Real Estate

Downtown apartment project gets $5.5 million boost from NYS

A rendering of the Peconic Crossing project planned for West Main Street. (Courtesy)
A rendering of the Peconic Crossing project planned for West Main Street. (Courtesy)

A five-story affordable housing project planned for along the Peconic River in downtown Riverhead has received $5.49 million in grants from New York State.

“This is huge; I can’t underscore that enough,” explained Marianne Garvin, the president and chief executive officer of the nonprofit Community Development Corporation of Long Island, which is teaming up on the West Main Street project with a Rochester-based, for-profit developer called Conifer Realty. “Without the financing, you can have a concept and a dream and an aspiration, but you don’t have the project being built.

“This gives us the financing and the ability to actually build what we’re dreaming about building.”

The project is being called Peconic Crossing. The building would contain 48 affordable rental units. And, in order to win a lease, proposed tenants would have to meet income guidelines based on the area median income for Suffolk County, which as of December was $73,600, according to past reports.

Peconic Crossing would give preference to prospective tenants who are artists and can document that, Ms. Garvin has said.

The project would also have a common area for arts and a balcony overlooking the Peconic River that could be used for art events.

Ms. Garvin said almost $5.5 million in state money will also help tremendously in the quest to find private investors to help make up the rest of the money the $17 million project is projected to cost.

“The state doesn’t give this funding out unless they’re feeling confident it’s going to be a great project,” she said. “So it’s a boost of confidence from a lot of people who scrutinize such proposals very closely.”

The $5.4 million award was announced by Governor Andrew Cuomo Tuesday and is a piece of $141 million in awards for affordable housing developments across the state, money that comes in the form of low-interest loans, grants and tax credits, according to a press release.

“Providing greater access to safe and affordable housing is a top priority of our administration and with this investment, we are helping more New Yorkers find a place to call home,” Mr. Cuomo said in a statement. “This is not only an investment in affordable housing projects, but a critical step towards developing safer communities, stronger local economies and brighter futures for all New Yorkers.”
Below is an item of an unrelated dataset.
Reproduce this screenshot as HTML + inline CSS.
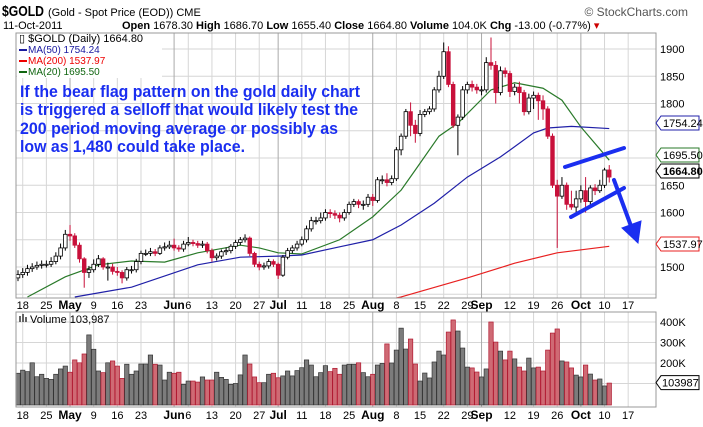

Peconic Crossing’s state funding in particular comes from the tax credit program and the state’s Community Development Block Grant program, said Paul Fink, a CDC spokesman.

Calling the grants as extremely competitive, Ms. Garvin said the Peconic Crossing application must have had all the elements the state is looking for to invest.

“One, it supports the housing strategies that the regional economic development council put together, which is that it’s important to revitalize and support downtowns, to focus more higher density housing in developments like this in downtown areas or near train station,” she said. “So this is near a train station and it’s in a downtown.

“And the connection to artist housing,” she continued. “This also helps support efforts to make the area a tourist destination. What Riverhead is doing, and with the East End Arts Council, is making Riverhead a destination, a place that people would want to go to. With the performing arts center, the riverfront, the river walk, this adds to that and the state recognized that strategy.”

According to the governor’s press announcement, the project is designed to be storm and flood resilient and would also give preference to people who were displaced from Superstorm Sandy.

The project still needs town Planning Board approvals and is planned for property that currently houses the Long Island Science Center.